Aim of the task:
Gather up every line that includes the string "with".

-- START Dataset --

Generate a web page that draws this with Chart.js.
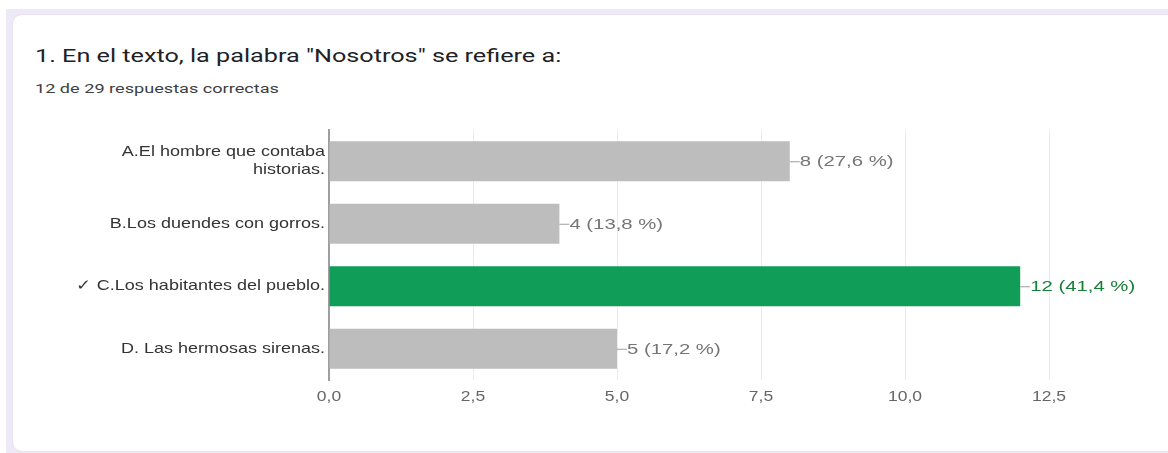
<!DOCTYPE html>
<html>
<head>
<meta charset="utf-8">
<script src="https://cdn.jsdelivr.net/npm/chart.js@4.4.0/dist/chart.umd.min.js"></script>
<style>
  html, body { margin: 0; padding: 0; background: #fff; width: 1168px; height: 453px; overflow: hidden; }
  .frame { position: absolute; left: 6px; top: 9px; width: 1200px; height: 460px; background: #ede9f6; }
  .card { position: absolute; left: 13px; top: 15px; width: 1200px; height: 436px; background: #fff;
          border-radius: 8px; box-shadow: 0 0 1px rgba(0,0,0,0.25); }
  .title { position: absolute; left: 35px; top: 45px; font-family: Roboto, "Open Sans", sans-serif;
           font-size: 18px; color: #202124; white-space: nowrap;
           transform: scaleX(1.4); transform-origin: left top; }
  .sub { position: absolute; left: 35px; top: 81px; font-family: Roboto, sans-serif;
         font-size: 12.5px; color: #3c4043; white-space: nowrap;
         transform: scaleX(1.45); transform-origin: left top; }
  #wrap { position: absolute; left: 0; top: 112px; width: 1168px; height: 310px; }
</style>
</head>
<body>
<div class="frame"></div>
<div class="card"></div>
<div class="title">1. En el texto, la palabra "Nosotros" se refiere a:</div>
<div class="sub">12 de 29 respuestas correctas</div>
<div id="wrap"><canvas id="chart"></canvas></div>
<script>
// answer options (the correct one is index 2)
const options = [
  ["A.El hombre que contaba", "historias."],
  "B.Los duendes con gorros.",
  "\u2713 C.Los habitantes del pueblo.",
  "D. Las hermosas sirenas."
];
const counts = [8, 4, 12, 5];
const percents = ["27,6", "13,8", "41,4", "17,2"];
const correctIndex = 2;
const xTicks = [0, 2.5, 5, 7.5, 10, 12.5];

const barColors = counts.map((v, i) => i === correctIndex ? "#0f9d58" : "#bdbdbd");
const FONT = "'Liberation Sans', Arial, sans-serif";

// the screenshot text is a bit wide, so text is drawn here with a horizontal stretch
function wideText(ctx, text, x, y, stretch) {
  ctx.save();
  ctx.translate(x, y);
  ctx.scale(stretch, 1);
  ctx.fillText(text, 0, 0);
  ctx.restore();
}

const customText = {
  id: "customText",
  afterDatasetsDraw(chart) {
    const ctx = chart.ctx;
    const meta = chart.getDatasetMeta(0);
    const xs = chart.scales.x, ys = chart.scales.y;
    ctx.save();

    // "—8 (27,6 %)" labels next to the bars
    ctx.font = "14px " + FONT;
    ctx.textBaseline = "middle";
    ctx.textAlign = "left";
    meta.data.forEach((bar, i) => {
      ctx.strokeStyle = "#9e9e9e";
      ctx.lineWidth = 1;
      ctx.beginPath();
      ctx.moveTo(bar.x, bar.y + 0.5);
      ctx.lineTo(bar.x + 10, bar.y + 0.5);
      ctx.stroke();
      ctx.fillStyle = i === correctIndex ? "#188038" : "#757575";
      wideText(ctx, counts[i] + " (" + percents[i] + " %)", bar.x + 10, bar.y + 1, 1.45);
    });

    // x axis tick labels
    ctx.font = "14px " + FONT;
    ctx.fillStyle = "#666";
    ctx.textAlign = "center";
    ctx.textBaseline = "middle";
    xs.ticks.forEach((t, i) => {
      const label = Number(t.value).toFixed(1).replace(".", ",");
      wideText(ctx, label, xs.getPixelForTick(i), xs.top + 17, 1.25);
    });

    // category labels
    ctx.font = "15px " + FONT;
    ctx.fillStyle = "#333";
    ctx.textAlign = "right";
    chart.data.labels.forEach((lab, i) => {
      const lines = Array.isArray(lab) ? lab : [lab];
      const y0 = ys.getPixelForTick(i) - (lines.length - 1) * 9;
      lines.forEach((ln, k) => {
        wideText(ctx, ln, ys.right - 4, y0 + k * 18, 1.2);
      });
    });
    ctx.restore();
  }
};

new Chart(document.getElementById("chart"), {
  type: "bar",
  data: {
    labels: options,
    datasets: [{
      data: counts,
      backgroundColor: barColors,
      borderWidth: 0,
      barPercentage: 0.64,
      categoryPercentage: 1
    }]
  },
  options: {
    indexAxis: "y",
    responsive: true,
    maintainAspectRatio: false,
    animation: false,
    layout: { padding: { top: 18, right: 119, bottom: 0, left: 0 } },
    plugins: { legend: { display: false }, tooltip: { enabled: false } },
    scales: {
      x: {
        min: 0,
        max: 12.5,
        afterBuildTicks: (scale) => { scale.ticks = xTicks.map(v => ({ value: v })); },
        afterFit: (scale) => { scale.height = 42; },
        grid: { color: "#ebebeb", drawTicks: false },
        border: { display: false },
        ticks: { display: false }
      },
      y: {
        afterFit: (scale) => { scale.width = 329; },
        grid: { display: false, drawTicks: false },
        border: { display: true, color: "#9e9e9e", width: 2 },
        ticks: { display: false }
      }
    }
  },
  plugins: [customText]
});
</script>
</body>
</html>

-- END Dataset --
-- START Dataset --

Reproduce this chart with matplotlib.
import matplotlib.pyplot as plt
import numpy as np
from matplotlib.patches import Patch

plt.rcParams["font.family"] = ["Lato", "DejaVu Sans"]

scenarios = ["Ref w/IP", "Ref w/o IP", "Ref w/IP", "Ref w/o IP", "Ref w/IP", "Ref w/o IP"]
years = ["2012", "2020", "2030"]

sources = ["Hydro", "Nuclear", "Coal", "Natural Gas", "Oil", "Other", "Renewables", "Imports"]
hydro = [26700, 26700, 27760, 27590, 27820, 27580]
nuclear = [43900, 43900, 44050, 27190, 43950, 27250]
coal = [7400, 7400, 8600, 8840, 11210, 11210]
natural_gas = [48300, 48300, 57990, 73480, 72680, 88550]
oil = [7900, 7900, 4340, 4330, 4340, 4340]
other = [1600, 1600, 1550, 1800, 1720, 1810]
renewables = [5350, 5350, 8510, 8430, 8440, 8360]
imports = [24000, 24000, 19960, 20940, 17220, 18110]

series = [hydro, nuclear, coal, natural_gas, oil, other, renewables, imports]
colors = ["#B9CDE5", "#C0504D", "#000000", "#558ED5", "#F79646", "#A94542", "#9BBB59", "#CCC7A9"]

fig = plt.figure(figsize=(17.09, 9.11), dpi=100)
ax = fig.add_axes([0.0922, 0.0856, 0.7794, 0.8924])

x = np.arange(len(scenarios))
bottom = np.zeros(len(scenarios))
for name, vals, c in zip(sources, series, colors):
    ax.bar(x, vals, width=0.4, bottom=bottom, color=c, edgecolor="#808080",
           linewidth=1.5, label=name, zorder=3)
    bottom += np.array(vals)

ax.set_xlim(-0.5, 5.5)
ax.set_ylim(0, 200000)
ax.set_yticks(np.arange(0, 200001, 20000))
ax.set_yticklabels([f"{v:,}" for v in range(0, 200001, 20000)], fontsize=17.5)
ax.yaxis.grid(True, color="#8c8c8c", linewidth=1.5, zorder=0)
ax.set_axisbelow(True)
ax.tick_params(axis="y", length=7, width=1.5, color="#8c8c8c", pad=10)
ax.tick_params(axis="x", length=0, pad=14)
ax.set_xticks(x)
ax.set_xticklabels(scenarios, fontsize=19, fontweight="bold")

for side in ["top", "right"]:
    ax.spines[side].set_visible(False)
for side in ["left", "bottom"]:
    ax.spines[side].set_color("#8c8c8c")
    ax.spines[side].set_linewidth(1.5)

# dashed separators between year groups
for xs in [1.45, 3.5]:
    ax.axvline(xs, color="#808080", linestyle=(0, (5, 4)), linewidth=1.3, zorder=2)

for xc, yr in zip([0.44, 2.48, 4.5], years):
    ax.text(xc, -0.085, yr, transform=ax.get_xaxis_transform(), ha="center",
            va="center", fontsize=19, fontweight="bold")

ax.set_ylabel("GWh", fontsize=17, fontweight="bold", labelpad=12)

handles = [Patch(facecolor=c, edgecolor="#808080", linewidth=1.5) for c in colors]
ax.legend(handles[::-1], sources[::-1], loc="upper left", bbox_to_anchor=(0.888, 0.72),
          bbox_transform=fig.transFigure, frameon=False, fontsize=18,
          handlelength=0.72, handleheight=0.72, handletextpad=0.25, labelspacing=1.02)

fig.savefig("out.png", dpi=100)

-- END Dataset --

Result for this exercise:
Generate a web page that draws this with Chart.js.
// the screenshot text is a bit wide, so text is drawn here with a horizontal stretch
Reproduce this chart with matplotlib.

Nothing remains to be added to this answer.